And that same border with Syria offers a gateway for ISIS attacks inside Turkey. In July, after the Islamic State claimed credit for a suicide bombing in the Turkish town of Suruc that killed more than 30 people, Erdogan agreed to open Turkish bases to U.S. planes and drones, and pledged to join the U.S. campaign to bomb ISIS targets in Syria. In doing so, Erdogan has ensured that ISIS sees Turkey as an enemy, and the group will inevitably, and unfortunately, attack Turkey again. The only question is when, and how severely.
Turkey is theoretically powerful enough, with U.S. backing, to withstand the threats from both ISIS and the PKK. But it’s not clear the government has the domestic support it needs to do so. This is the crux of my worries: At another time, most Turks would, however grudgingly, have stood behind the government—even at the cost of life and liberty—for the sake of their own security. That no longer seems to be the case in today’s political climate.
Turkish concerns over the PKK and ISIS appear to have been trumped by polarization between pro- and anti-AKP camps. At the height of the PKK insurgency in the 1990s, I attended funerals in Turkey where family members of security officers killed in the fighting would praise the Turkish government’s efforts against the insurgents in eulogies for their loved ones. Over 70 members of the Turkish police and military have been killed by the PKK since July, and in many cases their funerals have turned into anti-AKP and anti-Erdogan rallies. In the wake of the Suruc attack, protesters blamed the government for failing to stop it.
The source of Turkey’s dangerous polarization is Erdogan himself. Erdogan has won successive elections since 2002, and built a cult of personality, as a kind of authoritarian underdog, portraying himself as a victim who is forced to crack down harshly on those whose “conspiracies” undermine his authority. On this basis, he has successfully targeted and politically brutalized the secular Turkish military, businesses, liberals, the media, Jews, left-wing voters, Alevis, and now the Kurds.
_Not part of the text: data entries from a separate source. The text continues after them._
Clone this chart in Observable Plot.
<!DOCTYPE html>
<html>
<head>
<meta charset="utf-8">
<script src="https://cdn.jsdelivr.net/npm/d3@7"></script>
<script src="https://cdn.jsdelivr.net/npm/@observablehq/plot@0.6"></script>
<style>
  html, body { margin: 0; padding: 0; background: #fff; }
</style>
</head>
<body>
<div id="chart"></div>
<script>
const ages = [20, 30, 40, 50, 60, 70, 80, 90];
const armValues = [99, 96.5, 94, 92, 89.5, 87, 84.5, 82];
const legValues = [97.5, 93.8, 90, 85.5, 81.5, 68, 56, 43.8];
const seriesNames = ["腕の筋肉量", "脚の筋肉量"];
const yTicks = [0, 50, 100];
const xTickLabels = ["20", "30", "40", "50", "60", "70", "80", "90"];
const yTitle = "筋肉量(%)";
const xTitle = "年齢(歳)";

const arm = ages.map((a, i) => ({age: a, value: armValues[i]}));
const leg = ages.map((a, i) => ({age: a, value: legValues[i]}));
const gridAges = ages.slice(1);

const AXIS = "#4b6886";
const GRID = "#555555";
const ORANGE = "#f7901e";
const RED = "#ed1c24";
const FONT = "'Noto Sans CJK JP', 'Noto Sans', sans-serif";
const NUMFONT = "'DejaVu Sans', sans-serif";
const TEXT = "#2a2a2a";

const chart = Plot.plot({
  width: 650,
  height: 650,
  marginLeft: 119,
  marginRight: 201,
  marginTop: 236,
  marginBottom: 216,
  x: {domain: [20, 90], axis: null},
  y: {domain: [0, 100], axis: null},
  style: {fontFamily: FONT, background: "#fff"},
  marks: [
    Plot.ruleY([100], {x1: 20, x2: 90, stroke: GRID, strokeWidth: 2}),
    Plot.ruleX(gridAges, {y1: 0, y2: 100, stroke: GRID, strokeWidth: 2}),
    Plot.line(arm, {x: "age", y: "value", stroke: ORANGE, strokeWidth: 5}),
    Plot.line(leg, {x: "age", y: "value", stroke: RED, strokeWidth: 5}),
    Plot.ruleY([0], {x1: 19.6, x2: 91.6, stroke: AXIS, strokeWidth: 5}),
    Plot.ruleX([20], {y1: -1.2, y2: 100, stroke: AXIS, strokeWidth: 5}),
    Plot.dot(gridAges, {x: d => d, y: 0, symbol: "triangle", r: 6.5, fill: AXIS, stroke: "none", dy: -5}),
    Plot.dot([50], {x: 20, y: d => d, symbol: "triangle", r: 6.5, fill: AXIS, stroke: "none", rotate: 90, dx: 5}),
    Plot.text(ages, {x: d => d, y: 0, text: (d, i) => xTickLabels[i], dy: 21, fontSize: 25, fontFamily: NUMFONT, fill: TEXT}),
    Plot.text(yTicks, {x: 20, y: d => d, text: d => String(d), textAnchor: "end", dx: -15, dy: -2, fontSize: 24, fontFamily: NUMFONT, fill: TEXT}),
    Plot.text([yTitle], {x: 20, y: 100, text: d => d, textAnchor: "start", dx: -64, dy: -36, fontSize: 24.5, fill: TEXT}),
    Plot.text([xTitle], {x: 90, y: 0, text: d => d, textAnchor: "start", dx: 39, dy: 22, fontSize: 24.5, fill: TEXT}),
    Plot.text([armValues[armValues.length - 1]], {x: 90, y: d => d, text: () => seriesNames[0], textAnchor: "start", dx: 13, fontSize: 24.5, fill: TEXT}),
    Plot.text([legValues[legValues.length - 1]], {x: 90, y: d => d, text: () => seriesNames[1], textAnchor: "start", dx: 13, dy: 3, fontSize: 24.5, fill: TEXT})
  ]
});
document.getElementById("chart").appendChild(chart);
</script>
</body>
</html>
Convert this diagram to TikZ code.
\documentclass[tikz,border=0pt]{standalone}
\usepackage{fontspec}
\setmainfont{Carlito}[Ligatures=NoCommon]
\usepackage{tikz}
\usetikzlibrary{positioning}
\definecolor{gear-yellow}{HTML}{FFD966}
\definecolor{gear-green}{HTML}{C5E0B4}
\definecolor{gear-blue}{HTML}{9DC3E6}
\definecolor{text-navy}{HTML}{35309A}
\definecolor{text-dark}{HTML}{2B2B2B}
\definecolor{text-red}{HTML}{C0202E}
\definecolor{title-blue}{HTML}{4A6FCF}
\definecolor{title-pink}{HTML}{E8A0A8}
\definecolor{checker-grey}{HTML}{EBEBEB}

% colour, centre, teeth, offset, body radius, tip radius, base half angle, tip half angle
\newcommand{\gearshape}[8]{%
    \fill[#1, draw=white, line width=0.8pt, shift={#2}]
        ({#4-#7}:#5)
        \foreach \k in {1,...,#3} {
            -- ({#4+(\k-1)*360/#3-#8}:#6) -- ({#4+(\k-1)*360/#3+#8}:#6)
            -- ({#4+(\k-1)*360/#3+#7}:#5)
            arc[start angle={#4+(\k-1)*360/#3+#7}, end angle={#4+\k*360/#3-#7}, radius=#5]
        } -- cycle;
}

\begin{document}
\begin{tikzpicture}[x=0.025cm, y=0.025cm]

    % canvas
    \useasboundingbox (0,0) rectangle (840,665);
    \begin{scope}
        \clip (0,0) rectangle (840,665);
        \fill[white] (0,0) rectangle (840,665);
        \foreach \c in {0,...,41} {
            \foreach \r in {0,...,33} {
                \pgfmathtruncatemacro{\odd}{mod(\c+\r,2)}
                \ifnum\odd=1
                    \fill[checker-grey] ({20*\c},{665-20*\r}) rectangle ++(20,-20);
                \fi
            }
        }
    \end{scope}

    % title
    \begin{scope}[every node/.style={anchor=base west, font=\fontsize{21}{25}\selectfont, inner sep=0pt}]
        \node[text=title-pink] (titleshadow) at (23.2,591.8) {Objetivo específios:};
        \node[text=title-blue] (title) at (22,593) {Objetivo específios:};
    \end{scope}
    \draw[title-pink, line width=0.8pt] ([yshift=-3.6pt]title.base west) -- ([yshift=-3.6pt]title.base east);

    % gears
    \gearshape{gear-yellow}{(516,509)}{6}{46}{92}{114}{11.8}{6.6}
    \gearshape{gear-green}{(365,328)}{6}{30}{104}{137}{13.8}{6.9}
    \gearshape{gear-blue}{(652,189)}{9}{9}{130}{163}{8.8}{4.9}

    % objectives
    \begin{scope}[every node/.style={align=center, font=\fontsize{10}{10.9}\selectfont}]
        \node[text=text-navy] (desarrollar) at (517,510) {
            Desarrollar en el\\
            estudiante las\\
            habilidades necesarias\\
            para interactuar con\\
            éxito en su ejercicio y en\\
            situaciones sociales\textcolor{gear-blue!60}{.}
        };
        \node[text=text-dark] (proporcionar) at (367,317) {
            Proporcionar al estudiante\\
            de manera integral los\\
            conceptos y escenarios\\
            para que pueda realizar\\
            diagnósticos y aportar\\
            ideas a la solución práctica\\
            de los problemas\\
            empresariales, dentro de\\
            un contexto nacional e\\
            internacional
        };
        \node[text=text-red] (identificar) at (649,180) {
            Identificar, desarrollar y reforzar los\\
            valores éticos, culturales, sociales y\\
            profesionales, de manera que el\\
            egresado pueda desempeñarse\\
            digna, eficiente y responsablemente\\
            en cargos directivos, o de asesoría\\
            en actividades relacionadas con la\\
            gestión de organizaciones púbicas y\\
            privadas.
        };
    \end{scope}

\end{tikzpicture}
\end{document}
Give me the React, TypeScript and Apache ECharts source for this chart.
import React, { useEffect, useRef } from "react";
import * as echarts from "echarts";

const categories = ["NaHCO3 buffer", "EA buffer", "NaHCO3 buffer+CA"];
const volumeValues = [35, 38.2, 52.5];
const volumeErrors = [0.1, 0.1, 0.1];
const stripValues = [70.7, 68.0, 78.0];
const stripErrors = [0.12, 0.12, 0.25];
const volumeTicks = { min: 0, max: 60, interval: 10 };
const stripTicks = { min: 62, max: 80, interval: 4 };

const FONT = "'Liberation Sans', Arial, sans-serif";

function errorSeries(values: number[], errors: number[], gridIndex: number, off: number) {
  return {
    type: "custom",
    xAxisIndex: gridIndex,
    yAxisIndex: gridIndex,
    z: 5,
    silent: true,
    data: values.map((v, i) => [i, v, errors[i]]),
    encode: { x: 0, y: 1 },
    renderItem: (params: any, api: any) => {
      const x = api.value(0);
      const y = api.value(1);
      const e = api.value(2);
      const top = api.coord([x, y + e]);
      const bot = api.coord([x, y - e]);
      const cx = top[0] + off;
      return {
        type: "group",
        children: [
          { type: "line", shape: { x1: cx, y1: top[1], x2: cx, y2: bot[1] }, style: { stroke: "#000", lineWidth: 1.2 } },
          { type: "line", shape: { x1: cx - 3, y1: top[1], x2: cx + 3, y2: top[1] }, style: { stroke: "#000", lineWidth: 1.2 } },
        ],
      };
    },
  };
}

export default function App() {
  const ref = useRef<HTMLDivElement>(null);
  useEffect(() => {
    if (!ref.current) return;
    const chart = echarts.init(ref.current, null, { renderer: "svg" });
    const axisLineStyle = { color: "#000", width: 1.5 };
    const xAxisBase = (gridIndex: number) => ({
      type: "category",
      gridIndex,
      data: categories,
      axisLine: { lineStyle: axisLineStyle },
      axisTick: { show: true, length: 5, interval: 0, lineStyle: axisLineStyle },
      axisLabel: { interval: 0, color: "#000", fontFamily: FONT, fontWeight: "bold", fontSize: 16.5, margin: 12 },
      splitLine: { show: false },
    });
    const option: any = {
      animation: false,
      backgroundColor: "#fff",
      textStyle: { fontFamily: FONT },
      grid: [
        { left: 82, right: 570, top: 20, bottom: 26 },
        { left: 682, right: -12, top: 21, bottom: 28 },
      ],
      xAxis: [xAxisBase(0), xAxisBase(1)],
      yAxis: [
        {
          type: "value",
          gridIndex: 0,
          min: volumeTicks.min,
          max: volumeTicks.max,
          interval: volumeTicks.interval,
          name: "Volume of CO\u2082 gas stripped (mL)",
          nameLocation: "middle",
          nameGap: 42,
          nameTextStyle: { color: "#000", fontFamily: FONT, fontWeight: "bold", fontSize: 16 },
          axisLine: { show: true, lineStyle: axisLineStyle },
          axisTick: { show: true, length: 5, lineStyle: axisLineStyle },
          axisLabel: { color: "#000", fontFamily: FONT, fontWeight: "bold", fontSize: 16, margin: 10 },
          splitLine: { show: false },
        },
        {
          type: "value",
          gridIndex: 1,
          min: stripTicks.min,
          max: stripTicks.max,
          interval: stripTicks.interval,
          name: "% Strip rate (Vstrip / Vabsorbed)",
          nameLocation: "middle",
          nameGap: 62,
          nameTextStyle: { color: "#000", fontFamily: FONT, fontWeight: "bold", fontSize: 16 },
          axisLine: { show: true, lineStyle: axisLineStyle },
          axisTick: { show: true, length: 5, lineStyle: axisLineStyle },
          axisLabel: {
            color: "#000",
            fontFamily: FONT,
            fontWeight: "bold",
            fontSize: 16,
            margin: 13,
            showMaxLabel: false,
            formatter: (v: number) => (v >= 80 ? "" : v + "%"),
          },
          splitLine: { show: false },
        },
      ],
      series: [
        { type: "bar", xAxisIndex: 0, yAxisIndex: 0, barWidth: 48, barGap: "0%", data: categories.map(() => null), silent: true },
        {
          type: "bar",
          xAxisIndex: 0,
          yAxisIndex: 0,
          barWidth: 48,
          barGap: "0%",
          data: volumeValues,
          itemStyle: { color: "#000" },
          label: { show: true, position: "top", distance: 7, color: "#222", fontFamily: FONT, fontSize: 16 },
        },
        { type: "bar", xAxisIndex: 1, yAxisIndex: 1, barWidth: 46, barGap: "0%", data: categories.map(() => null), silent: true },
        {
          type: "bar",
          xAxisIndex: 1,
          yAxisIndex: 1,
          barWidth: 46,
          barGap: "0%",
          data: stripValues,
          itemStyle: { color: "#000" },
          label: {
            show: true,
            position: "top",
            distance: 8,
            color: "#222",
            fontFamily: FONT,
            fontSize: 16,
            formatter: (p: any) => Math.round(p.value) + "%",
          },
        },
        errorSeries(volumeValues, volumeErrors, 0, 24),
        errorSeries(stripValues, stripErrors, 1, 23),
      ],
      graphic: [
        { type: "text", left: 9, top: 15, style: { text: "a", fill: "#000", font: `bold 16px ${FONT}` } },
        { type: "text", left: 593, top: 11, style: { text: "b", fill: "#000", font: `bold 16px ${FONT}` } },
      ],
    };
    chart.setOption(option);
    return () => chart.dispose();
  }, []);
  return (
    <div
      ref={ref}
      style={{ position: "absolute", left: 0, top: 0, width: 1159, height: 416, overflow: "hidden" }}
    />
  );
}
Combined with the story of Turkey’s economic success, this narrative has contributed to Erdogan’s enduring, if shrinking, popularity. And though he stepped down as prime minister and AKP leader in August 2014 due to his party’s term limits, he has continued to run Turkey as president from behind the scenes. As a result, the country is on the verge of a constitutional crisis: It is a parliamentary democracy per its charter, with the prime minister as head of government responsible for running the country, but it looks more and more like a de facto presidential system, with Erdogan at the helm. The AKP won about 40 percent of the vote in the last election, and Erdogan himself retains significant support from Turks who identify with his humble roots and social conservatism. Conversely, the nearly 60 percent of the electorate that voted for anti-AKP parties in the June 7 elections, including a demonized and alienated opposition, will not support his efforts to change the constitution and give himself more power.